Monday, March 10, 2008

The Mystery of The Mystery of Edwin Drood


In the late 1860’s, when mystery novels were still relatively new, Wilkie Collins challenged his friend Charles Dickens to turn his pen in that direction. Taking up the challenge, Dickens began his first and only mystery story, The Mystery of Edwin Drood. The novel was to be serialized in twelve monthly instalments by a magazine; published in Britian and shipped across the Atlantic to America. Unfortunately Dickens died halfway through the fascinating story. Oddly, it was the only time in his writing career that the writer had insisted on a contract stating that his heirs would be paid for the work should he die before it was finished.

Three years later, a young gadabout named Thomas James checked into a boarding house in Vermont, intent on avoiding anything resembling work. Shortly after, James announced to his landlady, a spiritualist, that he had been contacted by the spirit of Charles Dickens, who wished James to finish Edwin Drood. Eager to help out, the landlady offered him free room and board until the task was completed. Witnesses testified that James would go into long trances and write furiously as Dickens dictated the remainder of the novel. As word got out, James was accused of fraud and failure. However the book, attributed to ‘the spirit pen of Charles Dickens’ made an appearance in the bookstalls on Hallowe’en of 1873.
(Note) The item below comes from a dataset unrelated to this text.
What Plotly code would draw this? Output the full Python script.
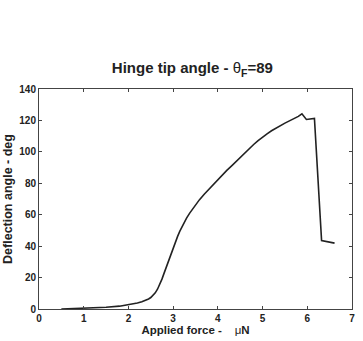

Controversy over the ‘genuine’ outcome of the story and the identity of the villain of Edwin Drood circulated among the early scholars, based on the working notes left behind by Dickens and the vignettes on the cover of the monthly instalments. The case was investigated by Arthur Conan Doyle, creator of Sherlock Holmes. Doyle insisted that Thomas James did not have a literary bone in his body and was incapable of creating the prose of Edwin Drood without assistance of some kind.